Collection entries
------------
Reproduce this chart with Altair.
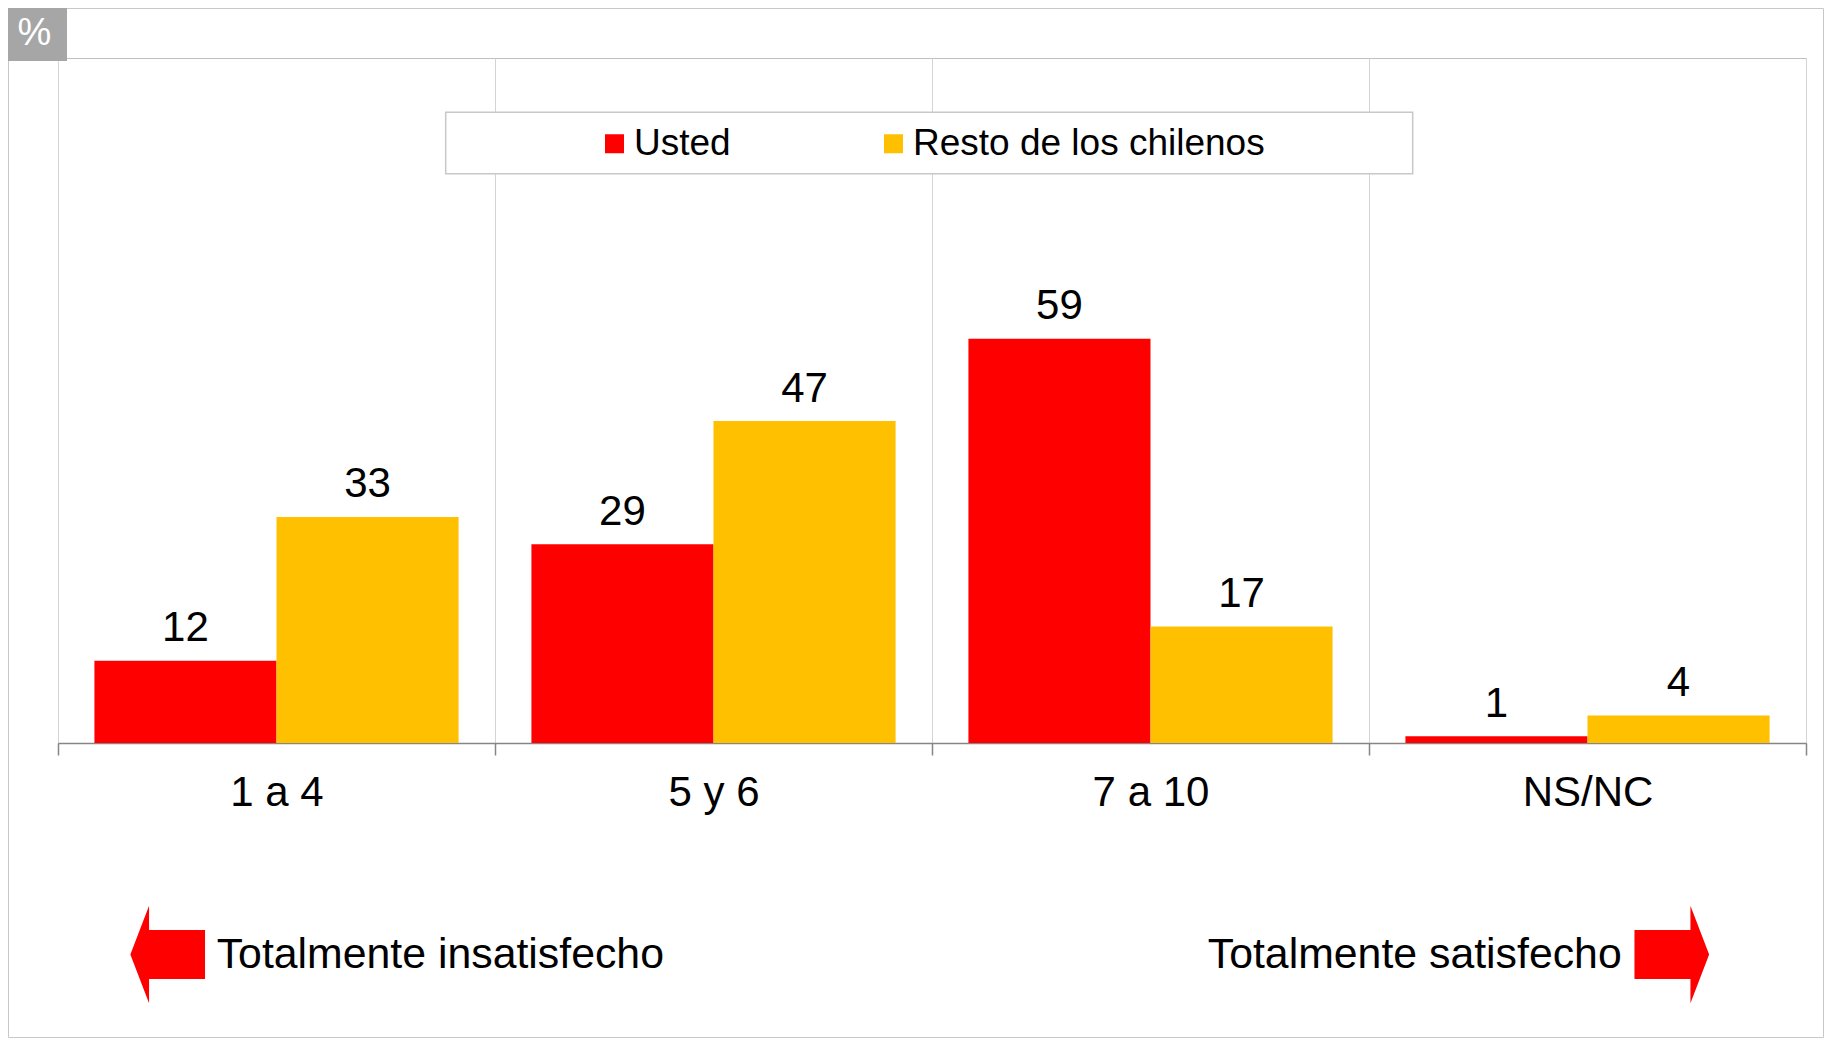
import altair as alt
import pandas as pd

# ---- data ----
categories = ["1 a 4", "5 y 6", "7 a 10", "NS/NC"]
series = ["Usted", "Resto de los chilenos"]
usted = [12, 29, 59, 1]
resto = [33, 47, 17, 4]
colors = ["#FF0000", "#FFC000"]
left_note = ["Totalmente insatisfecho"]
right_note = ["Totalmente satisfecho"]
unit_label = ["%"]

rows = []
for i, c in enumerate(categories):
    rows.append({"cat": c, "serie": series[0], "valor": usted[i]})
    rows.append({"cat": c, "serie": series[1], "valor": resto[i]})
df = pd.DataFrame(rows)
one = pd.DataFrame({"k": [0]})

W, H = 1748, 685
FONT = "Liberation Sans"

x_enc = alt.X(
    "cat:N", sort=categories,
    scale=alt.Scale(paddingInner=0, paddingOuter=0),
    axis=alt.Axis(
        title=None, tickBand="extent", grid=True, gridColor="#d4d4d4", gridWidth=1,
        domainColor="#868686", domainWidth=1.5, tickColor="#868686", tickWidth=1.5,
        tickSize=12, labelFontSize=42, labelFont=FONT, labelColor="#000000",
        labelAngle=0, labelBaseline="alphabetic", labelPadding=50,
    ),
)
xo_enc = alt.XOffset("serie:N", sort=series,
                     scale=alt.Scale(paddingInner=0, paddingOuter=0.2))
y_enc = alt.Y("valor:Q", scale=alt.Scale(domain=[0, 100]), axis=None)

outer = alt.Chart(one).mark_rect(
    fill="#ffffff", fillOpacity=0, stroke="#c8c8c8", strokeWidth=1
).encode(x=alt.value(-49.5), x2=alt.value(1765.5), y=alt.value(-49.5), y2=alt.value(979.5))

pct_box = alt.Chart(one).mark_rect(fill="#a6a6a6").encode(
    x=alt.value(-50), x2=alt.value(9), y=alt.value(-50), y2=alt.value(3))
pct_text = alt.Chart(pd.DataFrame({"t": unit_label})).mark_text(
    font=FONT, fontSize=38, color="#ffffff", align="center", baseline="middle"
).encode(text="t:N", x=alt.value(-23.5), y=alt.value(-24))

legend_box = alt.Chart(one).mark_rect(
    fill="#ffffff", stroke="#c8c8c8", strokeWidth=1.5
).encode(x=alt.value(387.7), x2=alt.value(1354.7), y=alt.value(54.3), y2=alt.value(115.7))

bars = alt.Chart(df).mark_bar(strokeWidth=0).encode(
    x=x_enc, xOffset=xo_enc, y=y_enc,
    color=alt.Color(
        "serie:N", sort=series,
        scale=alt.Scale(domain=series, range=colors),
        legend=alt.Legend(
            title=None, orient="none", legendX=538, legendY=67, direction="horizontal",
            symbolType="square", symbolSize=361, symbolStrokeWidth=0, symbolOpacity=1,
            labelFontSize=37, labelFont=FONT, labelColor="#000000", labelOffset=1,
            columnPadding=144, padding=0, labelLimit=800,
        ),
    ),
)

labels = alt.Chart(df).mark_text(
    font=FONT, fontSize=42, color="#000000", baseline="alphabetic", align="center", dy=-19.5
).encode(x=x_enc, xOffset=xo_enc, y=y_enc, text="valor:Q")

left_path = "M -0.765 0 L -0.382 -1 L -0.382 -0.504 L 0.765 -0.504 L 0.765 0.504 L -0.382 0.504 L -0.382 1 Z"
right_path = "M 0.765 0 L 0.382 -1 L 0.382 -0.504 L -0.765 -0.504 L -0.765 0.504 L 0.382 0.504 L 0.382 1 Z"

arrow_left = alt.Chart(one).mark_point(
    shape=left_path, size=9526, filled=True, fill="#FF0000", strokeWidth=0, opacity=1
).encode(x=alt.value(109.7), y=alt.value(896.5))
arrow_right = alt.Chart(one).mark_point(
    shape=right_path, size=9526, filled=True, fill="#FF0000", strokeWidth=0, opacity=1
).encode(x=alt.value(1613.8), y=alt.value(896.5))

note_left = alt.Chart(pd.DataFrame({"t": left_note})).mark_text(
    font=FONT, fontSize=42.8, color="#000000", align="left", baseline="alphabetic"
).encode(text="t:N", x=alt.value(158.7), y=alt.value(910.3))
note_right = alt.Chart(pd.DataFrame({"t": right_note})).mark_text(
    font=FONT, fontSize=42.8, color="#000000", align="right", baseline="alphabetic"
).encode(text="t:N", x=alt.value(1563.7), y=alt.value(910.3))

chart = alt.layer(
    outer, legend_box, bars, labels, pct_box, pct_text,
    arrow_left, arrow_right, note_left, note_right
).properties(
    width=W, height=H,
    padding={"left": 50, "top": 50, "right": 18, "bottom": 295},
    autosize=alt.AutoSizeParams(type="none"),
    background="#ffffff",
).configure_view(stroke="#bfbfbf", strokeWidth=1)

chart.save("out.html", embed_options={"renderer": "svg", "actions": False})
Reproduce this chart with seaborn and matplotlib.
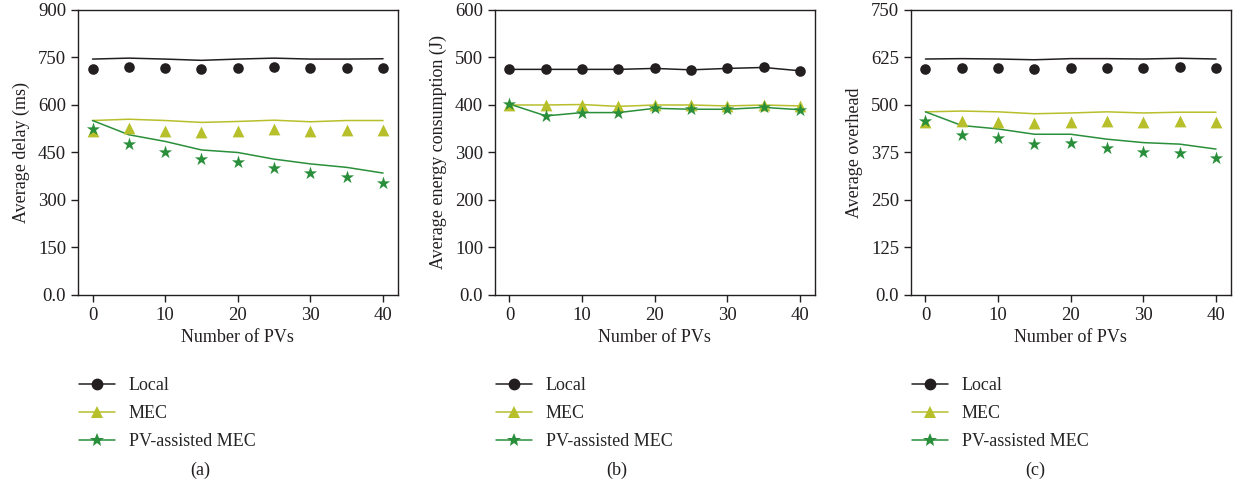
import matplotlib
matplotlib.use("Agg")
import matplotlib.pyplot as plt
import seaborn as sns
import pandas as pd
from matplotlib.lines import Line2D
from matplotlib.ticker import FuncFormatter

# eixo x comum
pvs = [0, 5, 10, 15, 20, 25, 30, 35, 40]

# (a) atraso medio
delay_local_line = [745, 748, 745, 741, 745, 748, 745, 745, 746]
delay_local_pts = [714, 719, 716, 713, 717, 719, 716, 717, 717]
delay_mec_line = [551, 555, 551, 545, 548, 552, 547, 551, 551]
delay_mec_pts = [519, 527, 519, 514, 518, 524, 517, 522, 522]
delay_pv_line = [551, 506, 485, 458, 450, 429, 414, 403, 385]
delay_pv_pts = [524, 476, 453, 429, 421, 401, 385, 372, 355]

# (b) consumo de energia
energy_local = [475, 475, 475, 475, 477, 474, 477, 479, 472]
energy_mec = [400, 400, 401, 397, 400, 400, 398, 400, 398]
energy_pv = [402, 377, 384, 384, 393, 391, 391, 395, 390]

# (c) overhead
over_local_line = [621, 622, 621, 619, 622, 622, 621, 623, 621]
over_local_pts = [596, 598, 597, 595, 598, 598, 598, 599, 597]
over_mec_line = [482, 484, 482, 477, 479, 482, 479, 481, 481]
over_mec_pts = [456, 458, 456, 452, 455, 457, 454, 457, 455]
over_pv_line = [482, 446, 437, 423, 423, 410, 401, 397, 384]
over_pv_pts = [458, 422, 414, 398, 399, 386, 376, 373, 360]

series = ['Local', 'MEC', 'PV-assisted MEC']
cores = {'Local': '#231f20', 'MEC': '#b7bf2b', 'PV-assisted MEC': '#2a8f3a'}
marcadores = {'Local': 'o', 'MEC': '^', 'PV-assisted MEC': '*'}
tamanhos = {'Local': 58, 'MEC': 72, 'PV-assisted MEC': 100}

paineis = [
    dict(lines=[delay_local_line, delay_mec_line, delay_pv_line],
         pts=[delay_local_pts, delay_mec_pts, delay_pv_pts],
         ylabel='Average delay (ms)', ymax=900, step=150, tag='(a)',
         left=0.0632, cap=0.162),
    dict(lines=[energy_local, energy_mec, energy_pv],
         pts=[energy_local, energy_mec, energy_pv],
         ylabel='Average energy consumption (J)', ymax=600, step=100, tag='(b)',
         left=0.4011, cap=0.500),
    dict(lines=[over_local_line, over_mec_line, over_pv_line],
         pts=[over_local_pts, over_mec_pts, over_pv_pts],
         ylabel='Average overhead', ymax=750, step=125, tag='(c)',
         left=0.7382, cap=0.839),
]

sns.set_style('ticks')
plt.rcParams['font.family'] = ['Liberation Serif', 'DejaVu Serif']
plt.rcParams['axes.edgecolor'] = '#231f20'
plt.rcParams['axes.linewidth'] = 1.0

fig = plt.figure(figsize=(12.34, 4.9), dpi=100)


def fmt(v, pos):
    return '0.0' if v == 0 else '%d' % v


for p in paineis:
    ax = fig.add_axes([p['left'], 0.398, 0.2590, 0.5816])
    linhas = pd.DataFrame({'x': pvs * 3,
                           'y': sum(p['lines'], []),
                           's': sum([[s] * len(pvs) for s in series], [])})
    pontos = pd.DataFrame({'x': pvs * 3,
                           'y': sum(p['pts'], []),
                           's': sum([[s] * len(pvs) for s in series], [])})
    sns.lineplot(data=linhas, x='x', y='y', hue='s', palette=cores,
                 linewidth=1.1, legend=False, ax=ax)
    for s in series:
        sub = pontos[pontos['s'] == s]
        sns.scatterplot(data=sub, x='x', y='y', color=cores[s],
                        marker=marcadores[s], s=tamanhos[s], linewidth=0,
                        legend=False, ax=ax, zorder=3)

    ax.set_xlim(-2, 42)
    ax.set_xticks([0, 10, 20, 30, 40])
    ax.set_ylim(0, p['ymax'])
    ax.set_yticks(range(0, p['ymax'] + 1, p['step']))
    ax.yaxis.set_major_formatter(FuncFormatter(fmt))
    ax.tick_params(labelsize=13.5, colors='#231f20', length=5, width=1)
    ax.set_xlabel('Number of PVs', fontsize=13, color='#231f20', labelpad=4)
    ax.set_ylabel(p['ylabel'], fontsize=13, color='#231f20', labelpad=6)

    handles = [Line2D([0], [0], color=cores[s], marker=marcadores[s],
                      markersize=10 if s == 'PV-assisted MEC' else 8.5,
                      markeredgewidth=0, linewidth=1.1) for s in series]
    fig.legend(handles, series, loc='upper left',
               bbox_to_anchor=(p['left'] - 0.005, 0.245), frameon=False,
               fontsize=13, handlelength=2.0, handletextpad=0.75,
               labelspacing=0.6, borderaxespad=0)
    fig.text(p['cap'], 0.03, p['tag'], fontsize=13, color='#231f20',
             ha='center')

fig.savefig('out.png', dpi=100)
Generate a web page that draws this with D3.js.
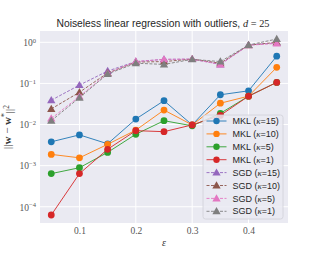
<!DOCTYPE html>
<html><head><meta charset="utf-8">
<script src="https://cdn.jsdelivr.net/npm/d3@7"></script>
<style>body{margin:0;background:#fff}svg{display:block}</style>
</head><body>
<script>
const eps = [0.05,0.1,0.15,0.2,0.25,0.3,0.35,0.4,0.45];
const mkl15 = [0.0038,0.0056,0.0034,0.0136,0.038,0.0098,0.053,0.066,0.46];
const mkl10 = [0.00188,0.00155,0.0033,0.0073,0.0225,0.0098,0.033,0.049,0.246];
const mkl5  = [0.00064,0.00089,0.0021,0.0058,0.0124,0.0093,0.0187,0.049,0.106];
const mkl1  = [0.000063,0.00064,0.0025,0.0071,0.0067,0.0098,0.0167,0.049,0.106];
const sgd15 = [0.039,0.091,0.20,0.34,0.385,0.39,0.29,0.86,0.97];
const sgd10 = [0.024,0.061,0.18,0.33,0.34,0.39,0.31,0.85,1.0];
const sgd5  = [0.014,0.048,0.175,0.34,0.385,0.39,0.29,0.85,0.94];
const sgd1  = [0.0124,0.045,0.17,0.31,0.29,0.385,0.34,0.86,1.2];
const yTicks = [1e-4,1e-3,1e-2,1e-1,1];
const yTickExp = ["−4","−3","−2","−1","0"];
const xTicks = [0.1,0.2,0.3,0.4];

const series = [
  {name:"MKL", k:"15", vals:mkl15, color:"#1f77b4", type:"mkl"},
  {name:"MKL", k:"10", vals:mkl10, color:"#ff7f0e", type:"mkl"},
  {name:"MKL", k:"5", vals:mkl5, color:"#2ca02c", type:"mkl"},
  {name:"MKL", k:"1", vals:mkl1, color:"#d62728", type:"mkl"},
  {name:"SGD", k:"15", vals:sgd15, color:"#9467bd", type:"sgd"},
  {name:"SGD", k:"10", vals:sgd10, color:"#8c564b", type:"sgd"},
  {name:"SGD", k:"5", vals:sgd5, color:"#e377c2", type:"sgd"},
  {name:"SGD", k:"1", vals:sgd1, color:"#7f7f7f", type:"sgd"}
];

const W=320,H=256;
const L=40,R=288,T=31,B=223;
const serif = "'Liberation Serif', 'DejaVu Serif', serif";
const sans = "'Liberation Sans', Arial, sans-serif";
const svg = d3.select("body").append("svg").attr("width",W).attr("height",H);
svg.append("rect").attr("width",W).attr("height",H).attr("fill","#fff");

const x = d3.scaleLinear().domain([0.03,0.47]).range([L,R]);
const y = d3.scaleLog().domain([Math.pow(10,-4.395),Math.pow(10,0.275)]).range([B,T]);

svg.append("rect").attr("x",L).attr("y",T).attr("width",R-L).attr("height",B-T).attr("fill","#EAEAF2");

const g = svg.append("g");
g.selectAll(".gx").data(xTicks).join("line")
  .attr("x1",d=>x(d)).attr("x2",d=>x(d)).attr("y1",T).attr("y2",B)
  .attr("stroke","#fff").attr("stroke-width",1);
g.selectAll(".gy").data(yTicks).join("line")
  .attr("y1",d=>y(d)).attr("y2",d=>y(d)).attr("x1",L).attr("x2",R)
  .attr("stroke","#fff").attr("stroke-width",1);

const xAxis = d3.axisBottom(x).tickValues(xTicks).tickSize(0).tickPadding(4).tickFormat(d3.format(".1f"));
const xa = svg.append("g").attr("transform",`translate(0,${B})`).call(xAxis);
xa.select(".domain").remove();
xa.selectAll("text").attr("font-family",serif).attr("font-size",9.5).attr("fill","#555");

const yAxis = d3.axisLeft(y).tickValues(yTicks).tickSize(0).tickPadding(4).tickFormat(()=>"");
const ya = svg.append("g").attr("transform",`translate(${L},0)`).call(yAxis);
ya.select(".domain").remove();
ya.selectAll(".tick text").each(function(d,i){
  const t = d3.select(this).text(null).attr("font-family",serif).attr("fill","#555").attr("font-size",9.5).attr("dy","0.35em");
  t.append("tspan").text("10");
  t.append("tspan").attr("font-size",6.5).attr("dy","-0.55em").text(yTickExp[i]);
});

const line = d3.line().x((d,i)=>x(eps[i])).y(d=>y(d));
const tri = d3.symbol().type(d3.symbolTriangle).size(30);
series.forEach(s=>{
  const gg = svg.append("g");
  gg.append("path").attr("d",line(s.vals)).attr("fill","none").attr("stroke",s.color)
    .attr("stroke-width",0.9)
    .attr("stroke-dasharray",s.type==="sgd"?"3,1.5":null);
  if(s.type==="mkl"){
    gg.selectAll("circle").data(s.vals).join("circle")
      .attr("cx",(d,i)=>x(eps[i])).attr("cy",d=>y(d)).attr("r",3.4).attr("fill",s.color);
  } else {
    gg.selectAll("path.m").data(s.vals).join("path").attr("class","m")
      .attr("d",tri).attr("transform",(d,i)=>`translate(${x(eps[i])},${y(d)+0.6})`).attr("fill",s.color);
  }
});

const title = svg.append("text").attr("x",163).attr("y",27).attr("text-anchor","middle")
  .attr("font-family",sans).attr("font-size",10.3).attr("fill","#262626");
title.append("tspan").text("Noiseless linear regression with outliers, ");
title.append("tspan").attr("font-family",serif).attr("font-style","italic").text("d");
title.append("tspan").attr("font-family",serif).text(" = 25");

svg.append("text").attr("x",x(0.25)).attr("y",246).attr("text-anchor","middle")
  .attr("font-family",serif).attr("font-style","italic").attr("font-size",10).attr("fill","#333").text("ε");

const yl = svg.append("text").attr("transform",`translate(11,${(T+B)/2}) rotate(-90)`).attr("text-anchor","middle")
  .attr("font-family",serif).attr("font-size",11).attr("fill","#333");
yl.append("tspan").text("||");
yl.append("tspan").attr("font-weight","bold").text("w");
yl.append("tspan").text(" − ");
yl.append("tspan").attr("font-weight","bold").text("w");
yl.append("tspan").attr("font-size",7.5).attr("dy","-0.5em").text("*");
yl.append("tspan").attr("dy","0.5em").text("||");
yl.append("tspan").attr("font-size",7.5).attr("dy","-0.5em").text("2");

const lg = svg.append("g");
lg.append("rect").attr("x",203).attr("y",115).attr("width",80).attr("height",104).attr("rx",2.5)
  .attr("fill","#EAEAF2").attr("fill-opacity",0.85).attr("stroke","#d0d0d8").attr("stroke-width",0.8);
series.forEach((s,i)=>{
  const yy = 121 + i*12.9;
  lg.append("line").attr("x1",206.5).attr("x2",226.5).attr("y1",yy).attr("y2",yy)
    .attr("stroke",s.color).attr("stroke-width",0.9).attr("stroke-dasharray",s.type==="sgd"?"3,1.5":null);
  if(s.type==="mkl") lg.append("circle").attr("cx",216.5).attr("cy",yy).attr("r",3.2).attr("fill",s.color);
  else lg.append("path").attr("d",tri).attr("transform",`translate(216.5,${yy+0.6})`).attr("fill",s.color);
  const t = lg.append("text").attr("x",232.5).attr("y",yy).attr("dy","0.35em")
    .attr("font-family",sans).attr("font-size",9).attr("fill","#262626");
  t.append("tspan").text(s.name+" (");
  t.append("tspan").attr("font-family",serif).attr("font-style","italic").text("κ");
  t.append("tspan").text("="+s.k+")");
});
</script>
</body></html>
------------
TO BE DONE » Gather each line in the data that holds the string "with".

RESULT FOR THIS TASK »
Reproduce this chart with Altair.
Reproduce this chart with seaborn and matplotlib.
Generate a web page that draws this with D3.js.
title.append("tspan").text("Noiseless linear regression with outliers, ");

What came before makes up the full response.